One of East Lancashire’s most fabulous landmarks is the old College of Design and Technology, now part of Blackburn College. Dating to 1888 and designed by Smith, Woodhouse and Wiloughby, it is one of the busiest and most intricate of buildings. In a somewhat continental style, it’s constructed of redbrick, reflecting the town’s industrial heritage, but decorated with a contrasting yellow terracotta. It boasts a symmetrical frontage of nine bays with a grandiose central entrance flanked by turrets and a balustraded balcony. The architects enjoyed this job; no artistic flourish or ornamentation was spared. Here is Victoriana at its finest, a civic boast proudly asserting Blackburn’s rise from obscurity to economic powerhouse.

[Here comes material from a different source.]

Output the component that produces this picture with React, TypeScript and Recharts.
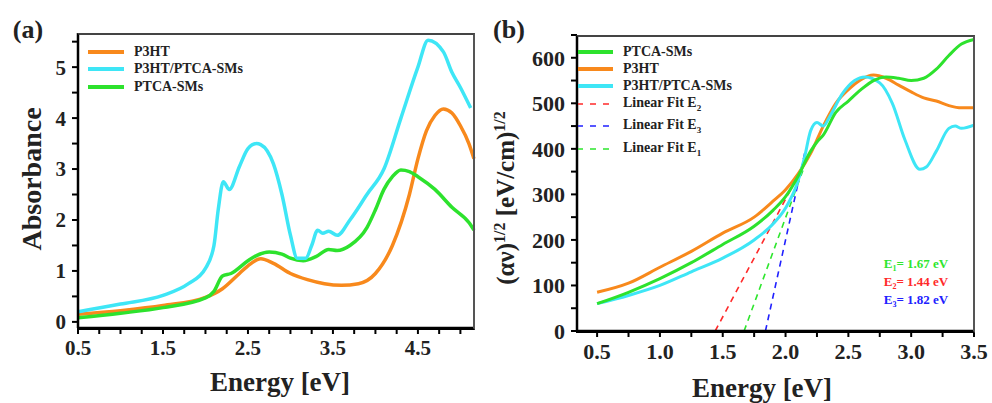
import React from "react"
import { LineChart, Line, XAxis, YAxis } from "recharts"

const FONT = '"Liberation Serif", "DejaVu Serif", serif'
const ORANGE = "#f8891c"
const CYAN = "#3ee6f6"
const GREEN = "#2de22d"

// ---- panel (a): absorbance vs energy
const aP3htE = [0.5, 1.0, 1.5, 2.0, 2.2, 2.4, 2.5, 2.65, 2.8, 3.0, 3.2, 3.4, 3.6, 3.8, 4.0, 4.2, 4.4, 4.5, 4.6, 4.7, 4.8, 4.9, 5.0, 5.1, 5.16]
const aP3htAbs = [0.15, 0.22, 0.32, 0.48, 0.65, 0.95, 1.1, 1.24, 1.15, 0.95, 0.83, 0.75, 0.72, 0.75, 0.95, 1.5, 2.5, 3.2, 3.75, 4.05, 4.18, 4.1, 3.85, 3.5, 3.2]

const aBlendE = [0.5, 1.0, 1.5, 1.8, 2.0, 2.1, 2.15, 2.21, 2.28, 2.4, 2.5, 2.6, 2.65, 2.8, 2.9, 3.0, 3.08, 3.18, 3.25, 3.32, 3.38, 3.45, 3.55, 3.7, 3.9, 4.1, 4.3, 4.5, 4.62, 4.8, 4.9, 5.0, 5.12]
const aBlendAbs = [0.2, 0.35, 0.52, 0.75, 1.05, 1.5, 2.2, 2.75, 2.6, 3.05, 3.4, 3.5, 3.48, 3.1, 2.5, 1.7, 1.25, 1.25, 1.5, 1.8, 1.74, 1.78, 1.7, 2.0, 2.5, 3.0, 4.0, 5.0, 5.53, 5.3, 4.9, 4.6, 4.2]

const aPtcaE = [0.5, 1.0, 1.5, 2.0, 2.1, 2.2, 2.3, 2.5, 2.6, 2.75, 2.9, 3.0, 3.15, 3.3, 3.45, 3.55, 3.7, 3.9, 4.0, 4.1, 4.2, 4.3, 4.4, 4.5, 4.7, 4.9, 5.1, 5.16]
const aPtcaAbs = [0.08, 0.17, 0.28, 0.47, 0.6, 0.9, 0.95, 1.2, 1.3, 1.37, 1.33, 1.25, 1.2, 1.28, 1.42, 1.4, 1.5, 1.85, 2.2, 2.6, 2.85, 2.98, 2.95, 2.85, 2.6, 2.25, 1.95, 1.8]

const aXTicks = [0.5, 0.75, 1.0, 1.25, 1.5, 1.75, 2.0, 2.25, 2.5, 2.75, 3.0, 3.25, 3.5, 3.75, 4.0, 4.25, 4.5, 4.75, 5.0]
const aXLabels = [0.5, 1.5, 2.5, 3.5, 4.5]
const aYTicks = [0, 0.5, 1, 1.5, 2, 2.5, 3, 3.5, 4, 4.5, 5, 5.5]
const aYLabels = [0, 1, 2, 3, 4, 5]

// ---- panel (b): Tauc plot
const bPtcaE = [0.5, 0.75, 1.0, 1.25, 1.5, 1.75, 1.9, 2.0, 2.1, 2.2, 2.25, 2.3, 2.4, 2.5, 2.6, 2.7, 2.8, 2.9, 3.0, 3.1, 3.2, 3.3, 3.4, 3.5]
const bPtcaVal = [60, 85, 115, 150, 190, 230, 265, 295, 340, 395, 415, 430, 480, 505, 530, 550, 558, 555, 550, 555, 575, 605, 630, 640]

const bP3htE = [0.5, 0.75, 1.0, 1.25, 1.5, 1.75, 1.9, 2.0, 2.1, 2.2, 2.3, 2.4, 2.5, 2.6, 2.7, 2.8, 2.9, 3.0, 3.1, 3.2, 3.3, 3.4, 3.5]
const bP3htVal = [85, 105, 140, 175, 215, 250, 285, 310, 345, 390, 450, 500, 530, 552, 562, 555, 540, 525, 512, 505, 495, 490, 490]

const bBlendE = [0.5, 0.75, 1.0, 1.25, 1.5, 1.75, 1.9, 2.0, 2.1, 2.15, 2.2, 2.25, 2.3, 2.35, 2.45, 2.55, 2.63, 2.75, 2.85, 2.95, 3.07, 3.12, 3.2, 3.3, 3.35, 3.4, 3.5]
const bBlendVal = [60, 78, 100, 130, 160, 200, 235, 270, 330, 380, 440, 458, 450, 470, 520, 550, 558, 545, 500, 420, 355, 360, 395, 445, 450, 445, 452]

const fitE2E = [1.44, 2.2]
const fitE2Val = [0, 393]
const fitE3E = [1.84, 2.16]
const fitE3Val = [0, 400]
const fitE1E = [1.67, 2.14]
const fitE1Val = [0, 354]

const bXTicks = [0.5, 0.75, 1.0, 1.25, 1.5, 1.75, 2.0, 2.25, 2.5, 2.75, 3.0, 3.25, 3.5]
const bXLabels = [0.5, 1.0, 1.5, 2.0, 2.5, 3.0, 3.5]
const bYTicks = [0, 50, 100, 150, 200, 250, 300, 350, 400, 450, 500, 550, 600, 650]
const bYLabels = [0, 100, 200, 300, 400, 500, 600]

const zip = (xs: number[], ys: number[]) => xs.map((x, i) => ({ x, y: ys[i] }))

const tickStyle = { fill: "#222", fontFamily: FONT, fontWeight: 700 }
const axisLine = { stroke: "#000", strokeWidth: 2.5 }
const tickLine = { stroke: "#000", strokeWidth: 2 }

function Overlay({ x, y, size, rotate, children, color = "#222" }: any) {
  return (
    <div
      style={{
        position: "absolute",
        left: x,
        top: y,
        transform: `translate(-50%, -50%)${rotate ? " rotate(-90deg)" : ""}`,
        fontFamily: FONT,
        fontWeight: 700,
        fontSize: size,
        lineHeight: 1,
        whiteSpace: "nowrap",
        color,
      }}
    >
      {children}
    </div>
  )
}

function LegendRow({ x, y, color, dashed, label, size = 14 }: any) {
  return (
    <div style={{ position: "absolute", left: x, top: y - 9, height: 18, display: "flex", alignItems: "center", fontFamily: FONT, fontWeight: 700, fontSize: size, color: "#222", whiteSpace: "nowrap" }}>
      <svg width={40} height={10} style={{ marginRight: 8 }}>
        <line x1={2} y1={5} x2={38} y2={5} stroke={color} strokeWidth={dashed ? 1.6 : 4} strokeDasharray={dashed ? "6 7" : undefined} />
      </svg>
      <span>{label}</span>
    </div>
  )
}

// plot box outline: heavy left/bottom, lighter top/right
function Frame({ left, top, width, height }: any) {
  return (
    <div
      style={{
        position: "absolute",
        left,
        top,
        width,
        height,
        borderTop: "2px solid #444",
        borderRight: "2px solid #555",
        borderLeft: "2.5px solid #000",
        borderBottom: "2.5px solid #000",
        boxSizing: "border-box",
        zIndex: 5,
      }}
    />
  )
}

export default function App() {
  return (
    <div style={{ position: "absolute", left: 0, top: 0, width: 992, height: 403, background: "#fff" }}>
      {/* panel (a) */}
      <div style={{ position: "absolute", left: 0, top: 0 }}>
        <LineChart width={490} height={403} data={zip(aP3htE, aP3htAbs)} margin={{ top: 33, right: 16, bottom: 45, left: 38 }}>
          <XAxis
            dataKey="x"
            type="number"
            domain={[0.5, 5.16]}
            ticks={aXTicks}
            tickFormatter={(v: number) => (aXLabels.includes(v) ? v.toFixed(1) : "")}
            tick={{ ...tickStyle, fontSize: 21 }}
            axisLine={axisLine}
            tickLine={tickLine}
            tickSize={6}
            tickMargin={6}
            height={30}
            interval={0}
          />
          <YAxis
            type="number"
            domain={[-0.12, 5.67]}
            ticks={aYTicks}
            tickFormatter={(v: number) => (aYLabels.includes(v) ? String(v) : "")}
            tick={{ ...tickStyle, fontSize: 21 }}
            axisLine={axisLine}
            tickLine={tickLine}
            tickSize={6}
            tickMargin={6}
            width={40}
            interval={0}
          />
          <Line dataKey="y" type="monotone" stroke={ORANGE} strokeWidth={3.5} dot={false} isAnimationActive={false} />
          <Line data={zip(aPtcaE, aPtcaAbs)} dataKey="y" type="monotone" stroke={GREEN} strokeWidth={3.5} dot={false} isAnimationActive={false} />
          <Line data={zip(aBlendE, aBlendAbs)} dataKey="y" type="monotone" stroke={CYAN} strokeWidth={3.5} dot={false} isAnimationActive={false} />
        </LineChart>
      </div>

      {/* panel (b) */}
      <div style={{ position: "absolute", left: 490, top: 0 }}>
        <LineChart width={502} height={403} data={zip(bP3htE, bP3htVal)} margin={{ top: 35, right: 18, bottom: 42, left: 42 }}>
          <XAxis
            dataKey="x"
            type="number"
            domain={[0.34, 3.5]}
            ticks={bXTicks}
            tickFormatter={(v: number) => (bXLabels.includes(v) ? v.toFixed(1) : "")}
            tick={{ ...tickStyle, fontSize: 22 }}
            axisLine={axisLine}
            tickLine={tickLine}
            tickSize={6}
            tickMargin={6}
            height={30}
            interval={0}
          />
          <YAxis
            type="number"
            domain={[0, 650]}
            ticks={bYTicks}
            tickFormatter={(v: number) => (bYLabels.includes(v) ? String(v) : "")}
            tick={{ ...tickStyle, fontSize: 22 }}
            axisLine={axisLine}
            tickLine={tickLine}
            tickSize={6}
            tickMargin={6}
            width={45}
            interval={0}
          />
          <Line data={zip(fitE2E, fitE2Val)} dataKey="y" type="linear" stroke="#ff2a2a" strokeWidth={1.6} strokeDasharray="6 5" dot={false} isAnimationActive={false} />
          <Line data={zip(fitE1E, fitE1Val)} dataKey="y" type="linear" stroke="#2ee62e" strokeWidth={1.6} strokeDasharray="6 5" dot={false} isAnimationActive={false} />
          <Line data={zip(fitE3E, fitE3Val)} dataKey="y" type="linear" stroke="#2020ff" strokeWidth={1.6} strokeDasharray="6 5" dot={false} isAnimationActive={false} />
          <Line dataKey="y" type="monotone" stroke={ORANGE} strokeWidth={3} dot={false} isAnimationActive={false} />
          <Line data={zip(bBlendE, bBlendVal)} dataKey="y" type="monotone" stroke={CYAN} strokeWidth={3} dot={false} isAnimationActive={false} />
          <Line data={zip(bPtcaE, bPtcaVal)} dataKey="y" type="monotone" stroke={GREEN} strokeWidth={3} dot={false} isAnimationActive={false} />
        </LineChart>
      </div>

      <Frame left={77} top={33} width={398} height={297} />
      <Frame left={576} top={35} width={399} height={298} />

      {/* titles */}
      <Overlay x={28} y={30} size={26}>(a)</Overlay>
      <Overlay x={509} y={30} size={26}>(b)</Overlay>
      <Overlay x={280} y={382} size={27}>Energy [eV]</Overlay>
      <Overlay x={762} y={388} size={27}>Energy [eV]</Overlay>
      <Overlay x={32} y={179} size={28} rotate>Absorbance</Overlay>
      <Overlay x={505} y={198} size={25} rotate>
        (αν)<sup style={{ fontSize: 16 }}>1/2</sup> [eV/cm)<sup style={{ fontSize: 16 }}>1/2</sup>
      </Overlay>

      {/* legend (a) */}
      <LegendRow x={86} y={52} color={ORANGE} label="P3HT" />
      <LegendRow x={86} y={69} color={CYAN} label="P3HT/PTCA-SMs" />
      <LegendRow x={86} y={87} color={GREEN} label="PTCA-SMs" />

      {/* legend (b) */}
      <LegendRow x={575} y={52} color={GREEN} label="PTCA-SMs" />
      <LegendRow x={575} y={69} color={ORANGE} label="P3HT" />
      <LegendRow x={575} y={86} color={CYAN} label="P3HT/PTCA-SMs" />
      <LegendRow x={575} y={104} color="#ff2a2a" dashed label={<>Linear Fit E<sub style={{ fontSize: 9 }}>2</sub></>} />
      <LegendRow x={575} y={126} color="#2020ff" dashed label={<>Linear Fit E<sub style={{ fontSize: 9 }}>3</sub></>} />
      <LegendRow x={575} y={149} color="#2ee62e" dashed label={<>Linear Fit E<sub style={{ fontSize: 9 }}>1</sub></>} />

      {/* band-gap annotations */}
      <Overlay x={916} y={265} size={13} color="#2ee62e">E<sub style={{ fontSize: 8 }}>1</sub>= 1.67 eV</Overlay>
      <Overlay x={916} y={283} size={13} color="#ff2a2a">E<sub style={{ fontSize: 8 }}>2</sub>= 1.44 eV</Overlay>
      <Overlay x={916} y={301} size={13} color="#2020ff">E<sub style={{ fontSize: 8 }}>3</sub>= 1.82 eV</Overlay>
    </div>
  )
}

Within thirty years, many of its young male students would lie buried in Flanders. The same God-given intelligence which the college sought to train in its lecture halls and classrooms, was equally adept at designing howitzers, machine guns and mustard gas. Similarly, the beautiful college provided a stark contrast to the slums in which many thousands of the town’s denizens lived. Erected at minimal expense to barely shelter the mills’ labour force, such dwellings were ugly as they were cramped and dilapidated. How can a race which creates a college of beautiful design slaughter itself in a vicious, planet-wide war? How can it construct so splendid a building while many thousands lived in hovels?

We are the best of species, we are the worst of species. We are the cleverest and the most stupid, the brightest and the dullest, the most sensitive and the most stony-hearted. Created in the image of God to enjoy with Him a special friendship, our fallen, spoiled natures render us selfish and rotten. Perhaps it is these juxtaposed natures which render us worth saving. As a rude and rebellious teenaged son might be loathed and loved in equal measure, so our heavenly Father hates our sin while loving our persons.